Every now and then life presents an opportunity to make a point about something that has bugged me for years. I’m talking about the dairy planet.
I loved the first three seasons of the new Battlestar Galactica, with humanity on a giant exodus to the stars to avoid extinction. The rest of it was ok, and I watched it to the end. Enough said there. Nonetheless, like all massive works it had its flaws, and I need to nit pick one of them. There’s a scene where Dr. Gaius Baltar tries to explain the horrors of his abused childhood. He grew up on the dairy planet. It was all cows, mud, and manure, and wretched, wretched, wretched. He’s just about sobbing, and a person would have had to have a heart of stone not to laugh. I would have laughed, but I was having too much trouble suspending my disbelief. Really? A whole planet of dairy? What, it’s all Ireland? There are no deserts, no varied terrain or topography? No chickens? It evolved without people needing clothes, transportation, or smartphones? Wow. That’s some specialization for a whole damned planet.
This is one of those things they don’t seem to understand in movies or TV. Planets are huge. Just like ours. There was a Star Trek episode where everyone wore orange. I called it the Dana Buchman planet. (All her clothes in the department stores that year were orange. (And those alien orange clothes were not uniforms, so don’t suggest that: they swirled, and uniforms are not swirly.)) Here on Earth—which is a large planet—we have all sorts of industries, agriculture, peoples, races, and animals. It’s just not plausible that there’d be a whole planet doing nothing but dairy. The economics of it defy credibility. I understand it makes the story more simple to tell, but so would faster-than-light travel. Oh, wait. (Yeah, but there’s a rule somewhere that says you only get one unbelievable thing per story. Once you’ve picked FTL, that’s it.
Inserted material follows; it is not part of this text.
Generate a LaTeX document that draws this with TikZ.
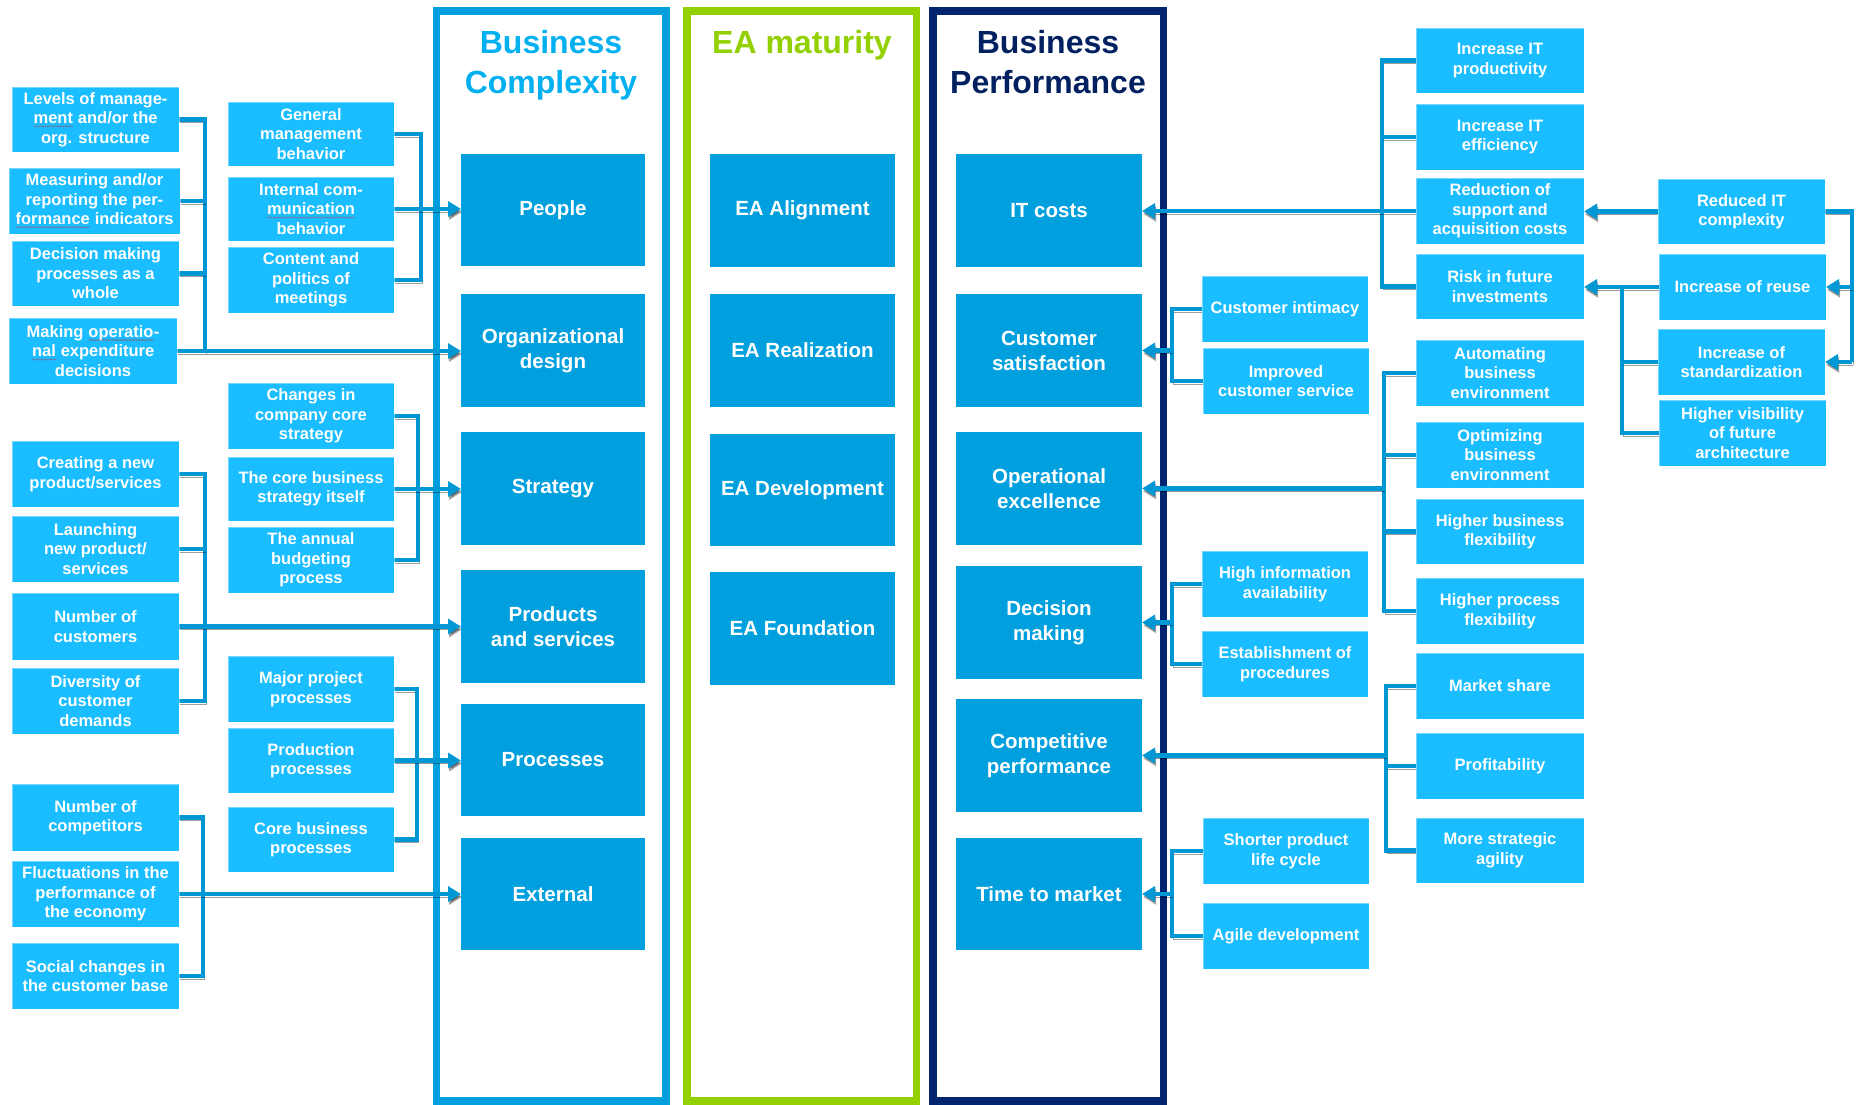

No acoustical levitation and no dairy planets.)
I finally finished drafting my third Waking Late book. It’s got a bunch of strife in it. The planet Nwwwlf, where the series takes place, looks great on the surface, but unlike most worlds that humans settle, it is not a giant rock that got properly and thoroughly terraformed. It has its own ecology, and it’s not hospitable to humans on the nutritional front. Most things don’t poison you, but if you ate only the crops of Nwwwlf you’d get all sorts of deficiencies, the kind that lead to beri beri, pellagra, scurvy, and other fun life events. I think of it as a giant Twinkie.
One colony ship went astray and found Nwwwlf (Not What We Were Looking For) and the people from it are trying to eke out a toehold in this world without any support from the rest of human civilization. (SPOILER ALERT if you haven’t read the second book): One settlement, First Landing, got all the early advantages of what terraforming infrastructure the starship had with it. In Out of the Dell we learn there’s another settlement, Seccon. And, yes, that’s short for Second Landing–space settlers aren’t good at names.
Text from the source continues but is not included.